A reader writes May 6, 2011

about the bin Laden photo spike:

The problem stems from the ever-changing story. People expect facts to stay pretty constant, and what’s happened over the past few days goes well beyond minor corrections. It’s just that a lot of people simply don’t believe a single word that they’re hearing and want to see something objective (and all the more when photos of dead Americans are apparently okay). They don’t need to release them to the general public, but why not show them to, say, George W. Bush, Ron Paul, and a few other influential people of various affiliations. I think most people would be willing to accept the word of someone they trust in lieu of actually seeing it themselves. Or, at least, we can separate the sheep from the goats.

Understandable, but photos won’t fix the problem. The problem goes much deeper. It’s the problem, not of knowing whether bin Laden is dead. (His own wife says so and a host of evidence points to that as fact), but of trying to construct a coherent narrative of how he was killed that does not blacken the reputation of the US in its hour of triumph.

The initial story was perfect: a team of crack troops led by our brave commander-in-chief executed a brilliant “Mission Impossible” assault on a heavily guarded compound.

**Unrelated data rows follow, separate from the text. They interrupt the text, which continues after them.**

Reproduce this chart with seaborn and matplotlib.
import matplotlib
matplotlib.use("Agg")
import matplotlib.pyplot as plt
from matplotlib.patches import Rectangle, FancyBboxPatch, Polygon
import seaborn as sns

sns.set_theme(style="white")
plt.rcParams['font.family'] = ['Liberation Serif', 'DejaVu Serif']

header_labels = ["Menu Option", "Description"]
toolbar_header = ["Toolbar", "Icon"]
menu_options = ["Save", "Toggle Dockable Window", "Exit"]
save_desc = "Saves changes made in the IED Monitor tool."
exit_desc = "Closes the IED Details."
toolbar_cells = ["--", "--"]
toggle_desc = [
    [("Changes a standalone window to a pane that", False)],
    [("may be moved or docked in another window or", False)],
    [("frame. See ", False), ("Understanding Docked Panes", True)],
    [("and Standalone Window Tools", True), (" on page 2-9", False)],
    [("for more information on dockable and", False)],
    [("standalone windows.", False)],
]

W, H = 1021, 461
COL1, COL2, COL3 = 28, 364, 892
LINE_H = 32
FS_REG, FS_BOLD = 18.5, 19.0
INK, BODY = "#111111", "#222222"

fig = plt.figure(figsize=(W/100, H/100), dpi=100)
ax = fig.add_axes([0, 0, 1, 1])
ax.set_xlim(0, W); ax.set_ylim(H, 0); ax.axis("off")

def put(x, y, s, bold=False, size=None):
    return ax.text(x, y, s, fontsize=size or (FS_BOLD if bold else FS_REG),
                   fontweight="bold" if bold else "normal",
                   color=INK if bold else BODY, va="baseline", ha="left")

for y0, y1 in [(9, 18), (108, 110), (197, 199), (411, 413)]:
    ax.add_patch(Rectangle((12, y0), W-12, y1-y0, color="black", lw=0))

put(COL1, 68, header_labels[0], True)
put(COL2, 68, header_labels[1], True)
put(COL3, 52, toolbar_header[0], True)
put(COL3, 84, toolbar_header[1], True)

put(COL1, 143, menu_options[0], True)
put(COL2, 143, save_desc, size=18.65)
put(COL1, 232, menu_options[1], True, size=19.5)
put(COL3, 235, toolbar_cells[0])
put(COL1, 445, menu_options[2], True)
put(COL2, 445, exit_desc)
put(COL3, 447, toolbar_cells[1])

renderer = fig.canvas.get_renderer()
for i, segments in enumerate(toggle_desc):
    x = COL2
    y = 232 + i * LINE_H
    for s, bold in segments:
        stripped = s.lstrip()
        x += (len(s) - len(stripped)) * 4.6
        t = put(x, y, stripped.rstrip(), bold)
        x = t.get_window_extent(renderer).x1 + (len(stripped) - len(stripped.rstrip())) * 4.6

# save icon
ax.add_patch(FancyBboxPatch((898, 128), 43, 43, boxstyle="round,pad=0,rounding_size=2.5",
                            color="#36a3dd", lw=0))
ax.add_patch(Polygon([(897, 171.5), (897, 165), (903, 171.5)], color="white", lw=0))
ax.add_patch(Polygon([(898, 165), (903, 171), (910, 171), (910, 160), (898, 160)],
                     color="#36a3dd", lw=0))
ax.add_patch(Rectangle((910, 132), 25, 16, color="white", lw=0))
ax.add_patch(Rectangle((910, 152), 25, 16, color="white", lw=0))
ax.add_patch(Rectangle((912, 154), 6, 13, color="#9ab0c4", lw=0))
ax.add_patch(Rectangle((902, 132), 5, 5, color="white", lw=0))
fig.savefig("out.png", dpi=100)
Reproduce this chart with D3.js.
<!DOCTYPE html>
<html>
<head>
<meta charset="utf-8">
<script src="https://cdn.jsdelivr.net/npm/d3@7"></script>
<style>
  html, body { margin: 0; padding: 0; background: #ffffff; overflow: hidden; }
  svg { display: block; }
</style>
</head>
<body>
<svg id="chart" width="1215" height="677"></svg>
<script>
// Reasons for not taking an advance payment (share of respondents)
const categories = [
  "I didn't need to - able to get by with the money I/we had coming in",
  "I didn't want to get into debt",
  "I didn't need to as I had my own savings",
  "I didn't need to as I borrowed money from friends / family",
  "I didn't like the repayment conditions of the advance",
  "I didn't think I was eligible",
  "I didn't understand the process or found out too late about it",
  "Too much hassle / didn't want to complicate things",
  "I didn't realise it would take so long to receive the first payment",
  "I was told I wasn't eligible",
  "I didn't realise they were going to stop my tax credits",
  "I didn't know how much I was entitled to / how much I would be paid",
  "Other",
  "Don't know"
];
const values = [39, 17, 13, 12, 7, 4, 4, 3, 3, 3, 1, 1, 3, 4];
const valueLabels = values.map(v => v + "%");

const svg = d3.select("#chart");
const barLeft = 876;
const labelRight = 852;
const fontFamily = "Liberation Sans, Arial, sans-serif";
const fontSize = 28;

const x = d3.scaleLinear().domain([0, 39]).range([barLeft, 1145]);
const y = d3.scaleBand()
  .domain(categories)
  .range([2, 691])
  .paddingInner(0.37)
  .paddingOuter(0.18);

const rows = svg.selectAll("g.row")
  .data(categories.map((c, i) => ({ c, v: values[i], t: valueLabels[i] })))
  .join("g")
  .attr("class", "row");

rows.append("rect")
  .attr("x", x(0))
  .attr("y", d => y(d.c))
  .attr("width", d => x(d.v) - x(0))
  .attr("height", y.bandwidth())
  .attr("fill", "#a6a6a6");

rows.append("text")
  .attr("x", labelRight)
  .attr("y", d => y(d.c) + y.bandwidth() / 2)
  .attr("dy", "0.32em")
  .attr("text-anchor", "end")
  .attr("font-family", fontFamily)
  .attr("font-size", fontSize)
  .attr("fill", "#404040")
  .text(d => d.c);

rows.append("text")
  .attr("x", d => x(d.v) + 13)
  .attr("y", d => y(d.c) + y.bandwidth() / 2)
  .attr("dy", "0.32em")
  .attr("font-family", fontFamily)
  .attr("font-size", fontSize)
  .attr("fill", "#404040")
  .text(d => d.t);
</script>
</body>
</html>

The ruthless and cowardly super-villain grabbed his wife and a gun and used her as a human shield and was duly dispatched by a fantastic shot to the head that delivered maximum gore (for the imagination of the American who wanted him, not just dead, but massively dead) and left the trembling, helpless woman safe and sound–and perhaps making her and all violent jihadis everywhere realize for the first time that her man was a monster and that there is a Better Way: the American Way. Then, we seized the body and, using gleaming Science, determined scientifically that it was scientifically clear that this was bin Laden. Finally, because we are a noble and good people, we even gave him a burial according to his traditions because our quarrel is with him and his ilk and not with all of Islam. Now, the sacrifice having been offered, we gather around our gutsy President and, as a *United* States of America, celebrate our Usness through Him, with Him, and in Him–I mean, him–in the Unity of the American Spirit.

Everything in this narrative depends on the Purity of the Sacrifice. If it turns out that the whole “bin Laden hid behind a woman and was unarmed” thing is, well, a lie (as the White House acknowledged) then you naturally start wondering about the rest of the story. Some people, already inclined to think Obama so untrustworthy that they can’t even believe he is an American despite massive evidence that he is, quickly conclude that bin Laden is either a) not dead or b) that he died years ago and the Administration is concocting some massive fraud like faking the Moon Landings.

In reality though, the basic question is not whether bin Laden was killed on Sunday, but the manner of his death. And that is something we hoi polloi simply have no information about except for the shifting accounts of the White House. If it turns out the Obama ordered his troops to murder him even though he was trying to surrender, then the proper term for that will be “murder” just as it was when the Nazis did it to our surrendering troops at Malmedy. If it turns out that he offered resistance, then it will be marked down as perfectly legitimate battlefield tactics against the architect of the greatest mass slaughter of innocent Americans in our history.

However, we’ll never really know unless and until the complete audio and visual transcript of the operation (and the communications with the White House and military command structure) are released: which I highly doubt will happen.

So, we are stuck with the shifting White House version(s) of events as the White House attempts to manage the message and use it to rally the country around Our Great President and his Great Liturgy of Vengeance. The letdown you are feeling is the letdown of having the Purity of Liturgy and the Sacrifice come into question as the White House Trumpet sounds an uncertain note.

In the end, I think, the psychological need for a Pure Sacrifice will overwhelm the question of how bin Laden was dispatched. Most people will simply not ask if the Sacrifice was Pure and will simply content themselves that America killed the Bad Guy and that’s good enough. Obama’s efforts at focusing American unity on himself will fade the next time you have to put $70 into your gas tank and we will be back to business as usual in our Disunited States.

Eventually, in a couple of years, somebody will try to figure out the details of what happened last Sunday and then we will be off and running with our American pastime of debating the morality of the fait accompli.

I reckon there are already conservative strategists trying to figure out how to simultaneously take credit for getting Osama while pinning a war crime on Obama for 2012. And the Obama camp will, quite certainly, be sure to remind us of their brilliance (and of their manly warlike president who is in no way the liberal pantywaist bedwetter that those mean conservatives have been mocking for the last decade). For our Ruling Classes, this entire event is about them and what they stand to gain from it politically. The shifting messages are an indication of that: the goal is to manage the message for maximum political benefit, not to inform you of truth.